Tuesday, June 28, 2011

Strong Leadership

Sandy's comment on my School Wide Efficacy post (about secret shoppers in a classroom to monitor in an unannounced manner) had me searching through my book for more information about leadership, progress monitoring, and collection of data.

I've always believed strong leadership may generate a love-hate relationship between the leadership team and a classroom facilitator/teacher.  While we must feel as if our leadership team has a positive efficacy towards us, without proper data collection and analysis, we cannot assure students and facilitators are using best practices, or gaining the most possible out of each educational minute.

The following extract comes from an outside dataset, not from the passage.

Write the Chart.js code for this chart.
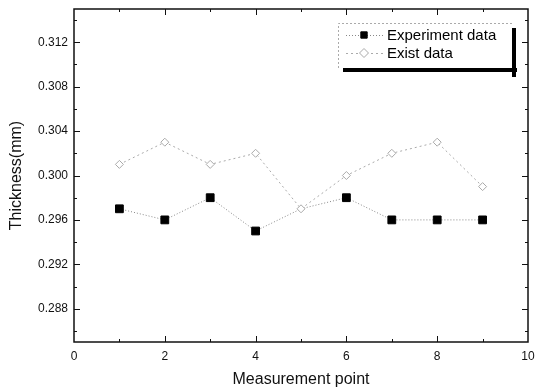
<!DOCTYPE html>
<html>
<head>
<meta charset="utf-8">
<script src="https://cdn.jsdelivr.net/npm/chart.js@4"></script>
<style>
  html,body{margin:0;padding:0;background:#fff;}
  canvas{display:block;}
</style>
</head>
<body>
<canvas id="chart" width="535" height="389"></canvas>
<script>
//--------------------------------------------------
// DATA
//--------------------------------------------------
const points = [1, 2, 3, 4, 5, 6, 7, 8, 9];
const experimentData = [0.297, 0.296, 0.298, 0.295, 0.297, 0.298, 0.296, 0.296, 0.296];
const existData = [0.301, 0.303, 0.301, 0.302, 0.297, 0.300, 0.302, 0.303, 0.299];
const seriesNames = ["Experiment data", "Exist data"];
const xTicks = [0, 2, 4, 6, 8, 10];
const xMinor = [1, 3, 5, 7, 9];
const yTicks = [0.288, 0.292, 0.296, 0.300, 0.304, 0.308, 0.312];
const yMinor = [0.286, 0.290, 0.294, 0.298, 0.302, 0.306, 0.310, 0.314];

const FONT = "'Liberation Sans', Arial, sans-serif";

//--------------------------------------------------
// FRAME + INWARD TICKS (all four sides)
//--------------------------------------------------
const frame = {
  id: "frame",
  beforeDatasetsDraw(chart){
    const {ctx, chartArea:a, scales:{x, y}} = chart;
    ctx.save();
    ctx.strokeStyle = "#111";
    ctx.lineWidth = 1.5;
    ctx.strokeRect(a.left, a.top, a.right - a.left, a.bottom - a.top);
    ctx.lineWidth = 1;
    const tickX = (vals, len) => {
      vals.forEach(v=>{
        const px = Math.round(x.getPixelForValue(v)) + 0.5;
        ctx.beginPath();
        ctx.moveTo(px, a.bottom); ctx.lineTo(px, a.bottom - len);
        ctx.moveTo(px, a.top); ctx.lineTo(px, a.top + len);
        ctx.stroke();
      });
    };
    const tickY = (vals, len) => {
      vals.forEach(v=>{
        const py = Math.round(y.getPixelForValue(v)) + 0.5;
        ctx.beginPath();
        ctx.moveTo(a.left, py); ctx.lineTo(a.left + len, py);
        ctx.moveTo(a.right, py); ctx.lineTo(a.right - len, py);
        ctx.stroke();
      });
    };
    tickX(xTicks.slice(1, -1), 6);
    tickX(xMinor, 3);
    tickY(yTicks, 6);
    tickY(yMinor, 3);
    ctx.restore();
  }
};

//--------------------------------------------------
// LEGEND BOX (top right, with shadow)
//--------------------------------------------------
const legendBox = {
  id: "legendBox",
  afterDraw(chart){
    const {ctx} = chart;
    const bx = 338, by = 23, bw = 174, bh = 45;
    ctx.save();
    ctx.fillStyle = "#000";
    ctx.fillRect(bx + 5, by + bh, bw, 4);
    ctx.fillRect(bx + bw, by + 5, 4, bh + 4);
    ctx.fillStyle = "#fff";
    ctx.fillRect(bx, by, bw, bh);
    ctx.strokeStyle = "#aaa";
    ctx.setLineDash([2, 2]);
    ctx.lineWidth = 1;
    ctx.beginPath();
    ctx.moveTo(bx + 0.5, by + bh); ctx.lineTo(bx + 0.5, by + 0.5); ctx.lineTo(bx + bw, by + 0.5);
    ctx.stroke();
    ctx.restore();

    const rows = [35, 53];
    chart.data.datasets.forEach((ds, i)=>{
      const ry = rows[i];
      ctx.save();
      ctx.strokeStyle = ds.borderColor;
      ctx.lineWidth = 1;
      ctx.setLineDash(ds.borderDash);
      ctx.beginPath();
      ctx.moveTo(346, ry + 0.5); ctx.lineTo(384, ry + 0.5);
      ctx.stroke();
      ctx.setLineDash([]);
      ctx.fillStyle = ds.pointBackgroundColor;
      ctx.strokeStyle = ds.pointBorderColor;
      ctx.lineWidth = ds.pointBorderWidth;
      Chart.helpers.drawPoint(ctx, {
        pointStyle: ds.pointStyle, radius: 4.5,
        borderWidth: ds.pointBorderWidth, rotation: 0
      }, 364, ry);
      ctx.fillStyle = "#000";
      ctx.font = "15px " + FONT;
      ctx.textBaseline = "middle";
      ctx.fillText(ds.label, 387, ry + 1);
      ctx.restore();
    });
  }
};

//--------------------------------------------------
// CHART
//--------------------------------------------------
new Chart(document.getElementById("chart"), {
  type: "line",
  data: {
    labels: points,
    datasets: [
      {
        label: seriesNames[0],
        data: points.map((p, i)=>({x:p, y:experimentData[i]})),
        borderColor: "#888",
        borderWidth: 1,
        borderDash: [1, 2],
        pointStyle: "rect",
        pointRadius: [5.5, 5.5, 5.5, 5.5, 0, 5.5, 5.5, 5.5, 5.5],
        pointBorderWidth: 1,
        pointBackgroundColor: "#000",
        pointBorderColor: "#000",
        order: 1
      },
      {
        label: seriesNames[1],
        data: points.map((p, i)=>({x:p, y:existData[i]})),
        borderColor: "#aaa",
        borderWidth: 1,
        borderDash: [2, 3],
        pointStyle: "rectRot",
        pointRadius: 4,
        pointBorderWidth: 1,
        pointBackgroundColor: "#fff",
        pointBorderColor: "#aaa",
        order: 0
      }
    ]
  },
  options: {
    responsive: false,
    animation: false,
    layout: { padding: { top: 9, right: 7, left: 0, bottom: 0 } },
    plugins: {
      legend: { display: false },
      tooltip: { enabled: false }
    },
    scales: {
      x: {
        type: "linear",
        min: 0, max: 10,
        afterBuildTicks: s => { s.ticks = xTicks.map(v=>({value:v})); },
        afterFit: s => { s.height = 47; s.paddingLeft = 0; s.paddingRight = 0; },
        grid: { display: false, drawTicks: false },
        border: { display: false },
        ticks: { color: "#111", padding: 7, maxRotation: 0, font: { size: 12, family: FONT } },
        title: { display: true, text: "Measurement point", color: "#111",
                 font: { size: 16, family: FONT }, padding: { top: 0, bottom: 0 } }
      },
      y: {
        min: 0.285, max: 0.315,
        afterBuildTicks: s => { s.ticks = yTicks.map(v=>({value:v})); },
        afterFit: s => { s.width = 74; s.paddingTop = 0; s.paddingBottom = 0; },
        grid: { display: false, drawTicks: false },
        border: { display: false },
        ticks: { color: "#111", padding: 6, font: { size: 12, family: FONT },
                 callback: v => v.toFixed(3) },
        title: { display: true, text: "Thickness(mm)", color: "#111",
                 font: { size: 16, family: FONT }, padding: { top: 7, bottom: 0 } }
      }
    }
  },
  plugins: [frame, legendBox]
});
</script>
</body>
</html>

In adult education, the university, facilitators, and students are stakeholders.  Individual needs must be assessed and established before a class can fulfill those needs.  By progress monitoring curriculum, interaction/instruction, and satisfaction, a university can determine a programs effectiveness.  "The systems approach to leading learning in the schools demands effective leadership.  Schools need leaders with a passion for the learning mission, an understanding of the traditions within schools, and the courage to confront the system," (p. 64).

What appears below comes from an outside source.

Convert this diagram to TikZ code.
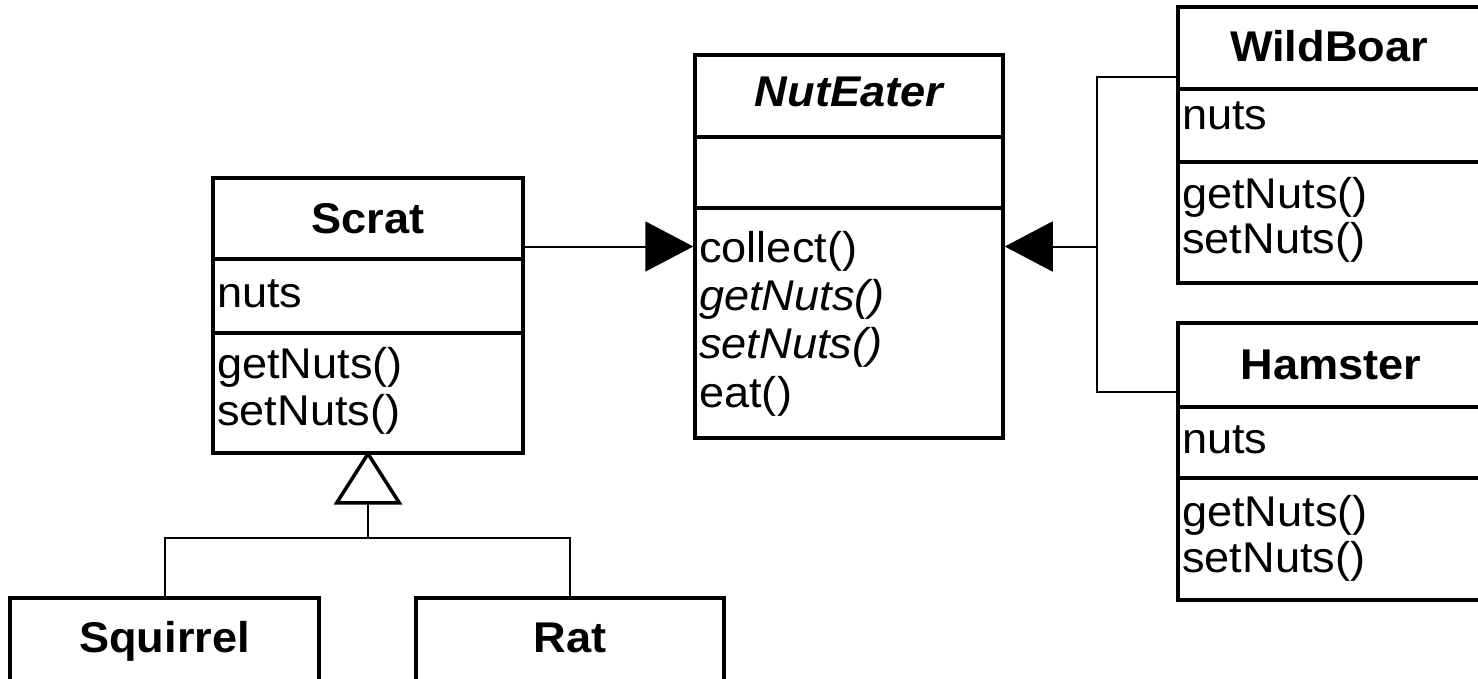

CSU's AET program offers us ample reflection opportunities through pre and post course surveys.  Because we do not retake classes after we rate a program, who holds program planners accountable for taking our concerns and turning them into affective improvements/changes?

Monday, June 20, 2011

School-Wide Efficacy

Wow, I was moved while reading today.  While digging deeper into what effective schools do, I read about establishing a school-wide efficacy, or confidence.  Because we should all be working towards school-wide goals, it makes sense to establish consistency in practice and trust in one another.

I know what I need to do in my Language Arts classroom.  I must create a safe environment conducive to learning, give each student an equal educational opportunity, differentiate, and assess progress.  At the same time, I should support school-wide goals, rules, and expectations.  I feel as if I accomplish these items.  However, I do feel like school-wide efficacy may be lacking.  Meaning, I do not believe 100% of our staff is implementing all rules, using each instructional minute wisely, or believing in the power to educate all students.  I cannot say with confidence that each teacher at my school is teaching with the passion needed to close the educational gap.  With this said, I must not add to a positive school-wide efficacy.

So how can we ensure each teacher is "successful" in their individual classroom?  (Success being based on implementing school-wide expectations, closing the gap, and providing a safe environment) How can we build confidence in one another at a job site?

Tuesday, June 14, 2011

An Effective School Defined

Chapter one opens with a definition of 'effective school.'  Interestingly enough, it is also repeated on page 15.  Without a true understanding of what effective schools are, how they progress, and what is required of a staff, it will be hard to follow and comment on this blog.  SO, here's a definition according to, What Effective Schools Do: Re-Envisioning the Correlates.  "The effective school is characterized by high overall student achievement with no significant gaps in that achievement across the major subgroups in the student population.  The effective school is built on a foundation of high expectations, strong leadership, unwavering commitment to learning for all, collaboration, differentiated instruction, and frequent monitoring of student progress," (2011, p. 15).

While I was initially turned on to this book by my principal, I can't help but notice the significance of the work and the ability of the messages to be applied to higher education and  workforce education.  While studying at CSU, I'm constantly driven by amazing class facilitators to collaborate, to fulfill high expectations of self-directed learning outside of the classroom, and to recognize and address the varying learning styles amongst ourselves, or future students.  With the AET degree, we have the ability to teach, facilitate learning, or mentor "learners" in a million settings.  What has intrigued me throughout the program is the number of ways each of us envisions using the degree.  Students will continue working to educate employees of corporate America; some will strive to stay on top of their careers at local community colleges; still, others will take educational leadership roles and positions we've yet to discover.

While the need for education varies, the strong pillars remain: "learning-for-all mission, the focus on results, and the twin pillars of quality and equity," (p. 15).

Looking back at the definition for effective schools, how could these core concepts relate to your employer?  Future employer?  Life experiences?

Monday, June 13, 2011

What Effective Schools Do: Re-envisioning the Correlates

I'm elated to disclose my new position at OCMS.  For the 2011-2012 school year, I am a mentor teacher!  This means I will teach my Reading 3 kiddos for four hours a day, and I will mentor and co-teach a small group of teachers for the remaining three hours.  Because of this new responsibility, I am eager to brush up on the most effective strategies for instruction and working with adults.  A wise woman advised me to read this book.  As I venture through the material, I will be posting ideas, favorite quotes, application questions/strategies, and more on this blog.  Feel free to comment and add insight.